begin

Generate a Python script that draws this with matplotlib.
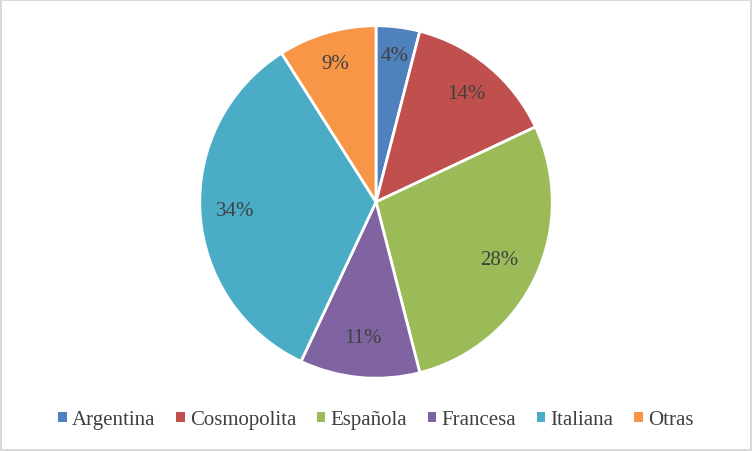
import matplotlib
matplotlib.use("Agg")

import matplotlib.pyplot as plt
import numpy as np
from matplotlib.patches import Patch

# data
categories = ["Argentina", "Cosmopolita", "Española", "Francesa", "Italiana", "Otras"]
shares = [4, 14, 28, 11, 34, 9]
colors = ["#4F81BD", "#C0504D", "#9BBB59", "#8064A2", "#4BACC6", "#F79646"]
# radial position of each percentage label (fraction of radius)
label_dist = [0.84, 0.80, 0.77, 0.77, 0.80, 0.82]

plt.rcParams["font.family"] = ["Liberation Serif", "DejaVu Serif"]
text_color = "#404040"

fig = plt.figure(figsize=(7.52, 4.52), dpi=100)
fig.patch.set_edgecolor("#d9d9d9")
fig.patch.set_linewidth(1.5)

# square axes centred on the pie
w, h = 356 / 752, 356 / 452
ax = fig.add_axes([0.5 - w / 2, 0.551 - h / 2, w, h])
wedges, _ = ax.pie(
    shares, colors=colors, startangle=90, counterclock=False,
    wedgeprops=dict(edgecolor="white", linewidth=2),
)
for wdg, val, d in zip(wedges, shares, label_dist):
    ang = np.deg2rad((wdg.theta1 + wdg.theta2) / 2)
    ax.text(d * np.cos(ang), d * np.sin(ang), f"{val}%", ha="center", va="center",
            fontsize=15, color=text_color)
ax.set_xlim(-1.01, 1.01)
ax.set_ylim(-1.01, 1.01)
ax.set_aspect("equal")
ax.axis("off")

handles = [Patch(facecolor=c, edgecolor="none", label=n) for c, n in zip(colors, categories)]
fig.legend(handles=handles, loc="center", bbox_to_anchor=(0.5, 0.069), ncol=6,
           frameon=False, fontsize=15, handlelength=0.4, handleheight=0.4,
           handletextpad=0.25, columnspacing=1.0, labelcolor=text_color)

fig.savefig("out.png", dpi=100)
plt.close(fig)
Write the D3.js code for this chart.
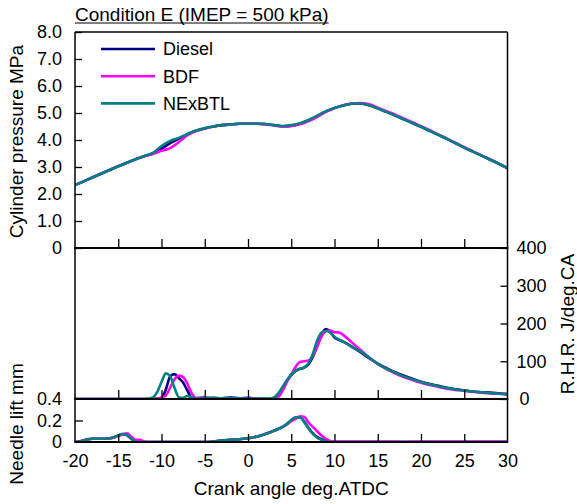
<!DOCTYPE html>
<html>
<head>
<meta charset="utf-8">
<script src="https://cdn.jsdelivr.net/npm/d3@7"></script>
<style>
html,body{margin:0;padding:0;background:#fff;}
svg{display:block;font-family:"Liberation Sans",Arial,sans-serif;}
</style>
</head>
<body>
<svg id="chart" width="577" height="504"></svg>
<script>
// ---------------- DATA ----------------
const seriesNames = ["Diesel", "BDF", "NExBTL"];
const seriesColors = ["#000080", "#ff00ff", "#008080"];

const xTicks = [-20, -15, -10, -5, 0, 5, 10, 15, 20, 25, 30];
const pressureTicks = [0, 1, 2, 3, 4, 5, 6, 7, 8];
const pressureTickLabels = ["0", "1.0", "2.0", "3.0", "4.0", "5.0", "6.0", "7.0", "8.0"];
const rhrTicks = [0, 100, 200, 300, 400];
const needleTicks = [0, 0.2, 0.4];
const needleTickLabels = ["0", "0.2", "0.4"];

// Cylinder pressure (MPa)
const pressureAngle = [-20,-18,-16,-15,-14,-12,-11,-10,-9,-8,-7,-6,-5,-4,-3,-2,-1,0,1,2,3,4,5,6,7,8,9,10,11,12,13,14,15,16,17,18,19,20,21,22,23,24,25,26,27,28,29,30];
const pressureDiesel = [2.33,2.61,2.89,3.03,3.16,3.40,3.50,3.68,3.88,4.05,4.22,4.34,4.43,4.50,4.55,4.58,4.60,4.60,4.60,4.59,4.55,4.51,4.53,4.60,4.72,4.88,5.05,5.18,5.28,5.34,5.35,5.29,5.17,5.04,4.91,4.77,4.63,4.49,4.34,4.19,4.04,3.88,3.72,3.57,3.42,3.27,3.12,2.96];
const pressureBDF    = [2.33,2.61,2.89,3.03,3.16,3.40,3.48,3.60,3.70,3.92,4.18,4.33,4.43,4.50,4.55,4.58,4.60,4.60,4.60,4.58,4.54,4.50,4.51,4.58,4.70,4.86,5.04,5.18,5.29,5.35,5.37,5.32,5.20,5.07,4.94,4.80,4.66,4.51,4.36,4.21,4.05,3.89,3.73,3.58,3.43,3.28,3.12,2.96];
const pressureNEx    = [2.33,2.61,2.89,3.03,3.16,3.41,3.52,3.78,3.97,4.08,4.22,4.35,4.44,4.50,4.55,4.58,4.60,4.60,4.60,4.59,4.55,4.52,4.55,4.62,4.74,4.90,5.07,5.19,5.28,5.34,5.35,5.29,5.17,5.04,4.91,4.77,4.63,4.49,4.34,4.19,4.04,3.88,3.72,3.57,3.42,3.27,3.12,2.96];

// Rate of heat release (J/deg.CA)
const rhrAngle = [-20,-12,-11.5,-11,-10.5,-10,-9.5,-9,-8.5,-8,-7.5,-7,-6.5,-6,-5,-4,-3,-2,-1,0,1,2,2.5,3,3.5,4,4.5,5,5.5,6,6.5,7,7.5,8,8.5,9,9.5,10,10.5,11,11.5,12,13,14,15,16,17,18,19,20,21,22,23,24,25,26,27,28,29,30];
const rhrDiesel = [0,0,0,0,1,3,25,60,66,55,44,22,3,2,2,3,2,4,2,3,1,0,0,2,12,30,48,63,74,80,83,92,112,140,170,185,178,163,157,152,146,139,124,108,94,82,71,62,54,46,40,35,30,26,23,20,18,17,15,13];
const rhrBDF    = [0,0,0,0,1,4,9,30,52,62,58,40,15,3,5,2,2,1,2,1,2,0,0,0,5,22,45,65,85,98,100,102,115,140,165,180,181,177,176,170,160,150,130,110,93,80,68,58,50,43,37,32,27,24,22,19,17,15,14,13];
const rhrNEx    = [0,0,1,4,18,45,68,60,30,5,3,8,4,2,3,2,2,2,2,1,1,1,1,4,15,32,50,65,75,80,84,95,120,155,176,180,176,165,158,152,145,138,126,110,93,80,70,60,52,45,39,34,29,25,22,20,18,16,14,13];

// Needle lift (mm)
const needleAngle = [-20,-19.5,-19,-18.5,-18,-17,-16,-15.5,-15,-14.5,-14,-13.5,-13,-12.5,-12,-11,-5,-4,-3,-2,-1,0,1,2,3,4,4.5,5,5.5,6,6.5,7,7.5,8,8.5,9,9.5,10,12,14,16,18,20,22,24,26,28,30];
const needleDiesel = [0,0.005,0.015,0.025,0.03,0.03,0.035,0.045,0.06,0.075,0.065,0.03,0.005,0,0,0,0,0.005,0.015,0.02,0.025,0.035,0.05,0.075,0.105,0.14,0.165,0.2,0.225,0.23,0.19,0.13,0.08,0.045,0.025,0.01,0,0,0,0,0,0,0,0,0,0,0,0];
const needleBDF    = [0,0.005,0.015,0.025,0.03,0.03,0.035,0.04,0.055,0.07,0.08,0.05,0.02,0.02,0.005,0,0,0.005,0.015,0.02,0.025,0.035,0.05,0.075,0.105,0.14,0.165,0.195,0.215,0.24,0.235,0.18,0.14,0.1,0.06,0.03,0.01,0.004,0.004,0.004,0.004,0.003,0.004,0.004,0.004,0.004,0.004,0.004];
const needleNEx    = [0,0.005,0.015,0.025,0.03,0.03,0.035,0.045,0.06,0.075,0.065,0.03,0.005,0,0,0,0,0.005,0.015,0.02,0.025,0.035,0.05,0.075,0.105,0.14,0.17,0.205,0.23,0.23,0.185,0.125,0.075,0.04,0.02,0.008,0,0,0,0,0,0,0,0,0,0,0,0];

// ---------------- LAYOUT ----------------
const svg = d3.select("#chart");
const left = 75, right = 507.5;
const pTop = 32, pBot = 248, rBot = 399, nBot = 442;
const fontTick = 18, fontTitle = 19;

const x = d3.scaleLinear().domain([-20, 30]).range([left, right]);
const yP = d3.scaleLinear().domain([0, 8]).range([pBot, pTop]);
const yR = d3.scaleLinear().domain([0, 400]).range([rBot, pBot]);
const yN = d3.scaleLinear().domain([0, 0.4]).range([nBot, rBot]);

const defs = svg.append("defs");
function clip(id, y0, y1) {
  defs.append("clipPath").attr("id", id).append("rect")
    .attr("x", left).attr("y", y0).attr("width", right - left).attr("height", y1 - y0);
}
clip("cp", pTop, pBot); clip("cr", pBot, rBot); clip("cn", rBot, nBot);

function drawPanel(angles, seriesArr, yScale, clipId) {
  const g = svg.append("g").attr("clip-path", `url(#${clipId})`);
  seriesArr.forEach((vals, i) => {
    const line = d3.line().x((d, j) => x(angles[j])).y(d => yScale(d)).curve(d3.curveMonotoneX);
    g.append("path").datum(vals).attr("d", line)
      .attr("fill", "none").attr("stroke", seriesColors[i])
      .attr("stroke-width", 2.6).attr("stroke-linejoin", "round");
  });
}
drawPanel(pressureAngle, [pressureDiesel, pressureBDF, pressureNEx], yP, "cp");
drawPanel(rhrAngle, [rhrDiesel, rhrBDF, rhrNEx], yR, "cr");
drawPanel(needleAngle, [needleDiesel, needleBDF, needleNEx], yN, "cn");

// ---------------- AXES ----------------
function styleAxis(g) {
  g.selectAll("text").attr("font-size", fontTick).attr("fill", "#000")
    .attr("font-family", '"Liberation Sans",Arial,sans-serif');
  g.selectAll("line").attr("stroke", "#000").attr("stroke-width", 1.3);
}
// pressure left
svg.append("g").attr("transform", `translate(${left},0)`)
  .call(d3.axisLeft(yP).tickValues(pressureTicks).tickFormat((d, i) => pressureTickLabels[i]).tickSize(-7).tickPadding(13))
  .call(g => g.select(".domain").remove()).call(styleAxis);
// rhr right
svg.append("g").attr("transform", `translate(${right},0)`)
  .call(d3.axisRight(yR).tickValues(rhrTicks).tickFormat(d => d).tickSize(-7).tickPadding(9))
  .call(g => g.select(".domain").remove()).call(styleAxis)
  .call(g => g.selectAll(".tick").filter(d => d === 0).select("text").attr("dx", 3));
// needle left
svg.append("g").attr("transform", `translate(${left},0)`)
  .call(d3.axisLeft(yN).tickValues(needleTicks).tickFormat((d, i) => needleTickLabels[i]).tickSize(-8).tickPadding(13))
  .call(g => g.select(".domain").remove()).call(styleAxis)
  .call(g => g.selectAll(".tick").filter(d => d !== 0.2).select("line").remove());
// x ticks on panel separators
[pBot, rBot].forEach(yy => {
  svg.append("g").attr("transform", `translate(0,${yy})`)
    .call(d3.axisBottom(x).tickValues(xTicks.slice(1, -1)).tickFormat("").tickSize(-9))
    .call(g => g.select(".domain").remove()).call(styleAxis);
});
// bottom x axis
svg.append("g").attr("transform", `translate(0,${nBot})`)
  .call(d3.axisBottom(x).tickValues(xTicks).tickFormat(d => d).tickSize(-8).tickPadding(12))
  .call(g => g.select(".domain").remove()).call(styleAxis)
  .call(g => g.selectAll(".tick").filter(d => d === -20 || d === 30).select("line").remove());

// frame lines
const frame = svg.append("g").attr("stroke", "#000").attr("fill", "none");
frame.append("line").attr("x1", left).attr("x2", right).attr("y1", pTop).attr("y2", pTop).attr("stroke-width", 1.3);
frame.append("line").attr("x1", left).attr("x2", left).attr("y1", pTop).attr("y2", nBot).attr("stroke-width", 1.5);
frame.append("line").attr("x1", right).attr("x2", right).attr("y1", pTop).attr("y2", nBot).attr("stroke-width", 1.5);
[pBot, rBot, nBot].forEach(yy => {
  frame.append("line").attr("x1", left - 0.75).attr("x2", right + 0.75).attr("y1", yy).attr("y2", yy).attr("stroke-width", 2);
});

// ---------------- LEGEND ----------------
const legend = svg.append("g");
seriesNames.forEach((name, i) => {
  const ly = 49 + i * 27.2;
  legend.append("line").attr("x1", 101).attr("x2", 155).attr("y1", ly).attr("y2", ly)
    .attr("stroke", seriesColors[i]).attr("stroke-width", 2.6);
  legend.append("text").attr("x", 163).attr("y", ly).attr("dy", "0.35em")
    .attr("font-size", fontTick).text(name);
});

// ---------------- TITLES ----------------
const title = svg.append("text").attr("x", 75).attr("y", 20.5)
  .attr("font-size", fontTitle).text("Condition E (IMEP = 500 kPa)");
const tw = title.node().getComputedTextLength();
svg.append("line").attr("x1", 75).attr("x2", 75 + tw).attr("y1", 23).attr("y2", 23)
  .attr("stroke", "#000").attr("stroke-width", 1.2);

svg.append("text").attr("x", (left + right) / 2).attr("y", 488).attr("dy", "0.35em")
  .attr("text-anchor", "middle").attr("font-size", fontTitle).text("Crank angle deg.ATDC");

svg.append("text").attr("transform", "translate(23,141.5) rotate(-90)")
  .attr("text-anchor", "middle").attr("font-size", fontTitle).text("Cylinder pressure MPa");
svg.append("text").attr("transform", "translate(23,424) rotate(-90)")
  .attr("text-anchor", "middle").attr("font-size", fontTitle).text("Needle lift mm");
svg.append("text").attr("transform", "translate(574,324) rotate(-90)")
  .attr("text-anchor", "middle").attr("font-size", fontTitle).text("R.H.R. J/deg.CA");
</script>
</body>
</html>
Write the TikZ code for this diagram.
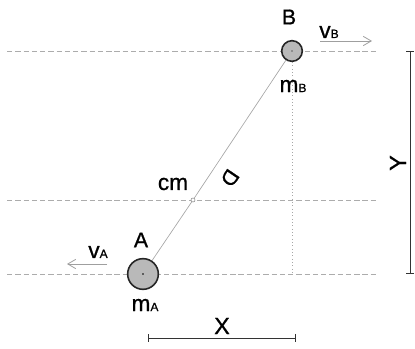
\documentclass[tikz,border=0pt]{standalone}
\usepackage{fontspec}
\setmainfont[FakeBold=0.8,AutoFakeBold=0.8]{Liberation Sans}
\usetikzlibrary{arrows.meta}

\newcommand{\quant}[2]{{\fontsize{17}{19}\selectfont #1}{\fontsize{9}{10}\selectfont #2}}

\tikzset{
	every node/.style={font=\bfseries},
	guide/.style={draw=gray!65, dash pattern=on 4pt off 2.2pt, line width=0.6pt},
	mass/.style={circle, draw=black!85, line width=1.2pt, fill=gray!55, inner sep=0pt},
	speed/.style={draw=gray!75, line width=0.6pt, -{Straight Barb[length=6pt,width=7pt]}},
	measure/.style={draw=gray!40!black, line width=0.7pt, {Bar[width=6pt]}-{Bar[width=6pt]}},
	big/.style={font=\bfseries\fontsize{16}{18}\selectfont},
	huge/.style={font=\bfseries\fontsize{17.5}{20}\selectfont}
}

\begin{document}
\begin{tikzpicture}[x=0.75pt, y=-0.75pt]
			\useasboundingbox (0,0) rectangle (415,349);
			\foreach \y in { 51,200,274 }
			\draw[guide] (7,\y) -- (378,\y);
			\node[mass, minimum size=23pt] (A) at (143,274) {};
			\node[mass, minimum size=15.5pt] (B) at (292,51) {};
			\node[circle, draw=gray, fill=white, inner sep=0pt, minimum size=3pt] (cm) at (193,200) {};
			\fill (A.center) circle (0.7pt);
			\fill (B.center) circle (0.5pt);
			\coordinate (foot) at (292,274);
			\draw[gray!70, dotted, line width=0.5pt] (B) -- (foot);
			\draw[gray!70, line width=0.5pt] (A) -- (cm) -- (B);
			\node[big] (nameB) at (289,17) {B};
			\node (mB) at (293,86) {\quant{m}{B}};
			\node (vB) at (329,32) {\quant{v}{B}};
			\coordinate (vBtail) at (320,41);
			\coordinate (vBhead) at (372,41);
			\draw[speed] (vBtail) -- (vBhead);
			\node[big] (nameA) at (141,240) {A};
			\node (mA) at (145,305) {\quant{m}{A}};
			\node (vA) at (98,252) {\quant{v}{A}};
			\coordinate (vAtail) at (107,264);
			\coordinate (vAhead) at (67,264);
			\draw[speed] (vAtail) -- (vAhead);
			\node (namecm) at (173,184) {\fontsize{17}{19}\selectfont cm};
			\node[big, rotate=-124] (nameD) at (230,178) {D};
			\coordinate (ytop) at (410,51);
			\coordinate (ybot) at (410,274);
			\draw[measure] (ytop) -- (ybot);
			\node[huge, rotate=90] (nameY) at (398,163) {Y};
			\coordinate (xleft) at (148,338);
			\coordinate (xright) at (296,338);
			\draw[measure] (xleft) -- (xright);
			\node[huge] (nameX) at (222,326) {X};
	\end{tikzpicture}
\end{document}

end

• Prompt:
Among the lines above, determine how many hold the word "script"; report the figure alone.

• Exercise output:
4